Bjork
Biophilia
One Little Indian, Polydor
10.5.11
There's an app for that. Bjork's seventh studio album proper, was preceded by months of history's geekiest album hype, so much that it threatened to overwhelm the project entirely. Designed as a somewhat interactive multimedia presentation, Biophilia had the input of everyone from Apple to David Attenborough to Nikola Tesla to National Geographic in both design and execution: there's a set of songs you can download, yes, but there's also a series of iPad apps, written essays, games, animations, live shows, and for all we know, guerilla street theater. If the Icelandic performance-art chanteuse wanted to distance herself from the pop mainstream after the Timbaland constructions on her last effort, 2007's Volta, she picked a hell of a way to do it.
Since the Balkanization of the record industry, intelligent, cultish name artists have doubled down on this kind of thing -- no longer does a performer make a covers album or a Christmas album, but rather a project with a very specific set of reference points, feeding the maw of the information age with incredibly dense projects you can really dig into. In fact, the concept of "album" has already evolved into a cloud of which it is only the center; the art now only begins as an individual vision, and then expands outward into whatever the consumer chooses to make of it. If enough people are listening, anything you say can become a meme.
This review only seeks to understand Biophilia as an album. And that's okay, because Bjork created it that way at its center, sitting at home in Reykjavik and noodling on -- that's right -- an iPad. She's Bjork, though, so that also means she had a gamelan/celeste hybrid created that she could control with a keypad, as well as "gravity harps" that create random tones out of a series of Foucault-style pendulums, wrote songs in difficult time signatures like 7/4 and 17/8, and added a gorgeous-sounding Icelandic female choir to her own amazing multi-tracked vocals.
Daunting, even for Bjorkophiles, even more so when you consider how seriously she took the project's theme: spiritual rebirth through the observation of universal phenomena. And yet, the effort sounds as natural as it needs to -- the end result of this arthouse orgy is a very gentle mix of Western and Eastern chamber music, with occasional dnb beats thrown in, and synth washes and delicate vocals for shading. A song like the opener, "Moon," stimulates more of your brain as you open up to it; like every track here, it mimics in form what its titular phenomenon does in nature, so there are repeating music cycles undulating against each other as she intones: "As if the healthiest pastime / Is being in life-threatening circumstances / And once again be reborn / All birthed and happy."

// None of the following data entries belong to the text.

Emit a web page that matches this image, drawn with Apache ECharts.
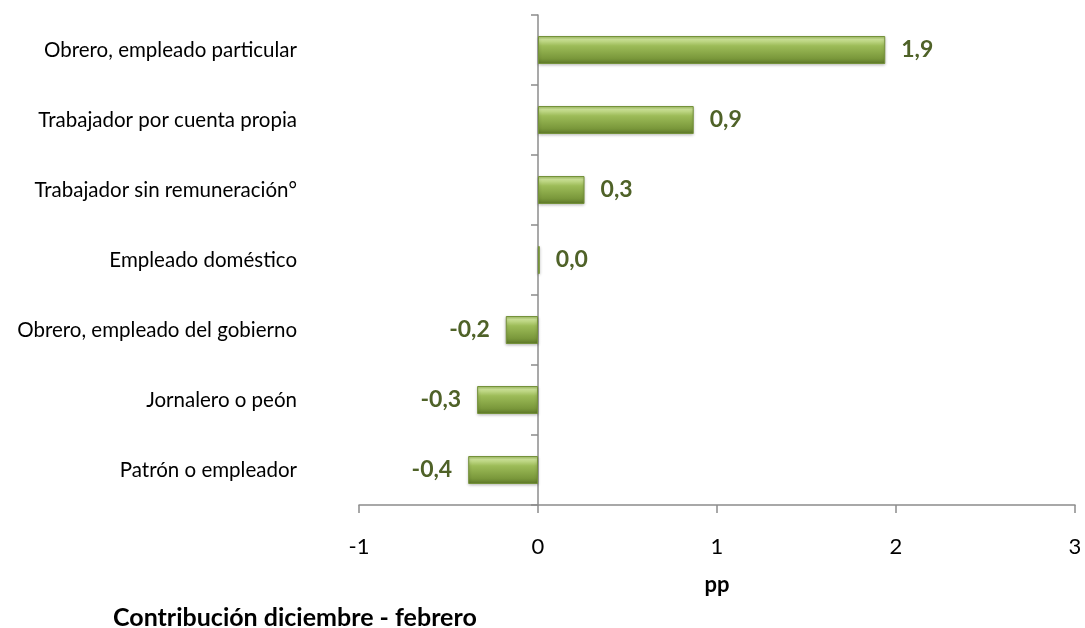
<!DOCTYPE html>
<html>
<head>
<meta charset="utf-8">
<script src="https://cdn.jsdelivr.net/npm/echarts@6/dist/echarts.min.js"></script>
<style>
html,body{margin:0;padding:0;background:#fff;}
#chart{width:1085px;height:628px;}
</style>
</head>
<body>
<div id="chart"></div>
<script>
const categories = [
  'Obrero, empleado particular',
  'Trabajador por cuenta propia',
  'Trabajador sin remuneración°',
  'Empleado doméstico',
  'Obrero, empleado del gobierno',
  'Jornalero o peón',
  'Patrón o empleador'
];
const values = [1.94, 0.87, 0.26, 0.01, -0.18, -0.34, -0.39];
const xTicks = { min: -1, max: 3, interval: 1 };
const axisTitle = 'pp';
const chartTitle = 'Contribución diciembre - febrero';

const FONT = 'Lato, "Open Sans", sans-serif';
const fmt = v => (Math.round(v * 10) / 10).toFixed(1).replace('.', ',');

const barColor = new echarts.graphic.LinearGradient(0, 0, 0, 1, [
  { offset: 0, color: '#a3c260' },
  { offset: 0.12, color: '#cbe196' },
  { offset: 0.35, color: '#9dbc58' },
  { offset: 0.8, color: '#7a983b' },
  { offset: 1, color: '#5e7829' }
]);

const chart = echarts.init(document.getElementById('chart'));
chart.setOption({
  animation: false,
  backgroundColor: '#ffffff',
  title: {
    text: chartTitle,
    left: 108,
    top: 600,
    textStyle: { fontFamily: FONT, fontWeight: 'bold', fontSize: 25, color: '#000' }
  },
  grid: { left: 359, right: 10, top: 15, bottom: 123, containLabel: false, outerBoundsMode: 'none' },
  xAxis: {
    type: 'value',
    min: xTicks.min,
    max: xTicks.max,
    interval: xTicks.interval,
    name: axisTitle,
    nameLocation: 'middle',
    nameGap: 69,
    nameTextStyle: { fontFamily: FONT, fontWeight: 'bold', fontSize: 22, color: '#000' },
    axisLine: { show: true, lineStyle: { color: '#8c8c8c', width: 1.5 } },
    axisTick: { show: true, length: 8, lineStyle: { color: '#8c8c8c', width: 1.5 } },
    axisLabel: { margin: 31, fontFamily: FONT, fontSize: 22, color: '#000' },
    splitLine: { show: false }
  },
  yAxis: {
    type: 'category',
    data: categories,
    inverse: true,
    axisLine: { show: true, onZero: true, lineStyle: { color: '#8c8c8c', width: 1.5 } },
    axisTick: { show: true, length: 7, lineStyle: { color: '#8c8c8c', width: 1.5 } },
    axisLabel: { margin: 62, fontFamily: FONT, fontSize: 20.5, color: '#000' },
    splitLine: { show: false }
  },
  series: [{
    type: 'bar',
    barWidth: '40%',
    data: values.map(v => ({
      value: v,
      label: { position: v < 0 ? 'left' : 'right' }
    })),
    itemStyle: {
      color: barColor,
      borderColor: '#74913a',
      borderWidth: 1,
      shadowColor: 'rgba(0,0,0,0.25)',
      shadowBlur: 3,
      shadowOffsetY: 1
    },
    label: {
      show: true,
      distance: 16,
      formatter: p => fmt(p.value),
      fontFamily: FONT,
      fontWeight: 'bold',
      fontSize: 23,
      color: '#4f6228'
    }
  }]
});
</script>
</body>
</html>
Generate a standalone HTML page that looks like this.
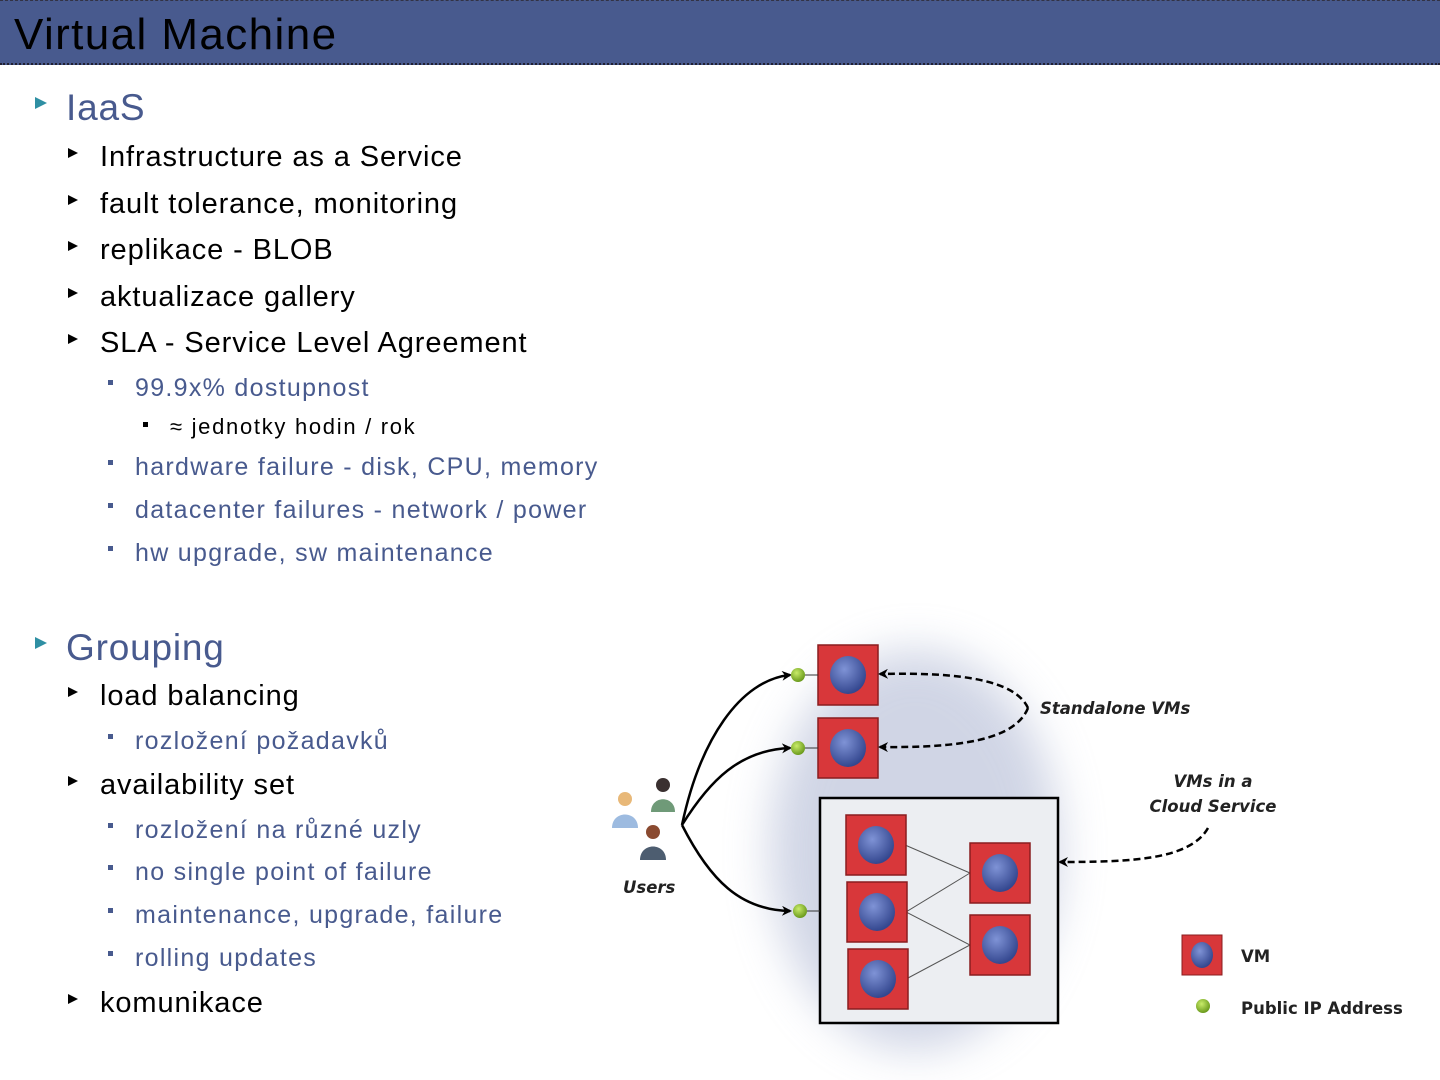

Because Bjork is as in control of her muse as she is her ever-more-formidable vocal instrument, you don't need to know all this to enjoy it. You can merely close your eyes (!) and dive into the brief, menacing interlude of "Dark Matter," for example, without knowing that it was written in gibberish simply because science doesn't know what to make of it yet. "Virus" isn't the first song to make falling in love seem like a disease, but it may be the first to make both seem like a healthy process. The single (and musical red herring) "Crystalline" sums up the album's zeitgeist perfectly in its zeal to open oneself to human emotional change the way natural cycles accept the physical kind. Biophilia is the most challenging album Bjork's made yet, not least because her subject matter forces all the songs to be taken at a slow, deliberate, methodical pace; it also means that voice, which she has more power over than ever, isn't allowed to soar to the heights it usually does. But as ear candy, it works just fine on its own, assuming you meet it halfway. Think of Biophilia as a planetarium show going on inside your soul. And wherever else in the physical world you agree to meet it.
Graded using the Third Eye Method:
Impact: 72. Our little ice pixie has an almost Kubrickian way of translating the universe sometimes. Like him, however, she can come off cold and dull if you don't get her vision.
Invention: 95. Through the roof. No throat singing this time, happily.
Integrity: 83. Technology is quietly sneaking performance art into the mainstream.